Prominent community members attended the symbolic groundbreaking event, including Virginia Housing Development Authority Executive Director Susan Dewey and Chesapeake Mayor Alan Krasnoff.

"This was an absolute need," said Krasnoff. "As one gentleman said, it's a blessing. It truly is."

Also in attendance was Tina Clemons, an Army veteran who says she lost her job to PTSD. Clemons said she was homeless for a year, living in a storage unit.

"To have it all and to graduate and go to college and all of a sudden you're homeless, said Clemons. "It was disheartening."

Clemons said Second Act Communities placed her in their Virginia Beach veterans facility and she was able to turn her life around.

"So you're in and out trying to find jobs and when i just got my own place i just felt like i was back to me again and i could start all over again," said Clemons.

According to Second Act Communities Vice President Sharon Shoff, the housing project targets people who make $10,000 a year.
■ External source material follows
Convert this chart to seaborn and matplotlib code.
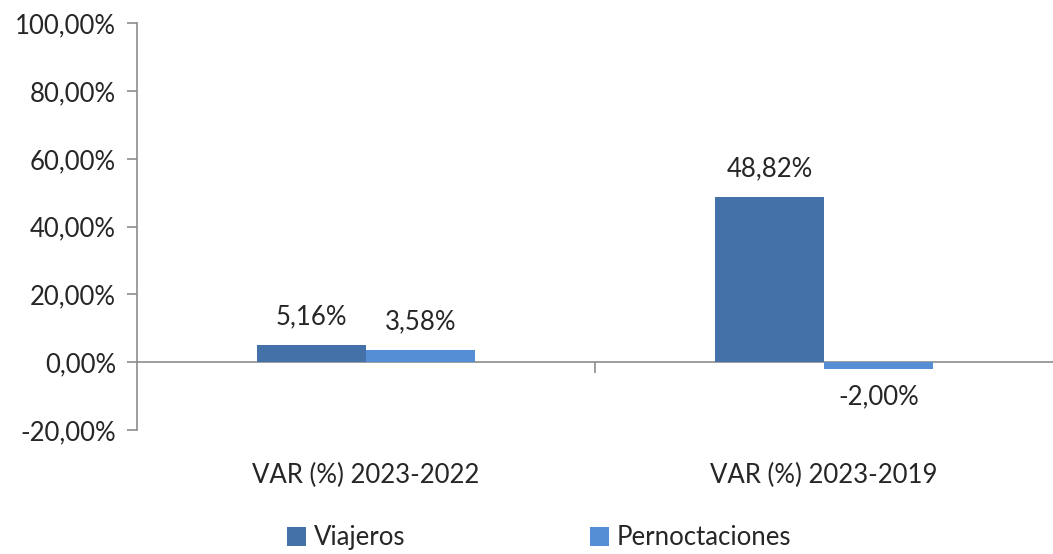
import pandas as pd
import matplotlib.pyplot as plt
import seaborn as sns

# data
periodos = ["VAR (%) 2023-2022", "VAR (%) 2023-2019"]
viajeros = [5.16, 48.82]
pernoctaciones = [3.58, -2.00]
series = ["Viajeros", "Pernoctaciones"]
colores = ["#4472A8", "#558ED5"]

df = pd.DataFrame({
    "periodo": periodos * 2,
    "valor": viajeros + pernoctaciones,
    "serie": [series[0]] * 2 + [series[1]] * 2,
})

sns.set_style("white")
plt.rcParams['font.family'] = ['Lato', 'DejaVu Sans']
FS = 18.5

fig = plt.figure(figsize=(10.53, 5.54), dpi=100)
ax = fig.add_axes([0.130, 0.224, 0.870, 0.734])

sns.barplot(data=df, x="periodo", y="valor", hue="serie", palette=colores,
            width=0.475, gap=0, saturation=1, linewidth=0, ax=ax, legend=True)

# value labels
for cont in ax.containers:
    labels = [f"{v:.2f}%".replace(".", ",") for v in cont.datavalues]
    ax.bar_label(cont, labels=labels, padding=11, fontsize=FS)

ax.set_ylim(-20, 100)
ax.set_xlim(-0.5, 1.5)
ax.set_yticks(range(-20, 101, 20))
ax.set_yticklabels([f"{t},00%" for t in range(-20, 101, 20)], fontsize=FS)
ax.set_xticks(range(len(periodos)))
ax.set_xticklabels(periodos, fontsize=FS)
ax.tick_params(axis="x", length=0, pad=24)
ax.tick_params(axis="y", direction="out", length=7, color="#8c8c8c", width=1.2, left=True, pad=8)
ax.set_xlabel("")
ax.set_ylabel("")

for s in ["top", "right", "bottom"]:
    ax.spines[s].set_visible(False)
ax.spines["left"].set_color("#8c8c8c")
ax.spines["left"].set_linewidth(1.2)

# zero line with category separator tick
sec = ax.secondary_xaxis(20 / 120)
sec.set_xticks([0.5])
sec.set_xticklabels([""])
sec.tick_params(direction="out", length=8, color="#8c8c8c", width=1.2)
sec.spines["bottom"].set_color("#8c8c8c")
sec.spines["bottom"].set_linewidth(1.2)

leg = ax.legend(loc="center", bbox_to_anchor=(0.439, -0.265), ncol=2, frameon=False,
                fontsize=FS, handlelength=0.75, handleheight=0.75, handletextpad=0.3,
                columnspacing=7.2)

fig.savefig("out.png", dpi=100)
Shoff said all veterans can live in Cypress Landing but preference is given to those who live in Chesapeake.

Clemons said she's excited for the new Chesapeake facility and hopes other homeless and disabled veterans will be able to turn their lives around.

"There are a lot of veterans that are in the woods walking around that don't know, so luckily, hopefully they'll have a chance to get into this building," said Clemons. "They'll get a second chance."

Construction is scheduled to begin at the end of September or early October and is projected to last a year.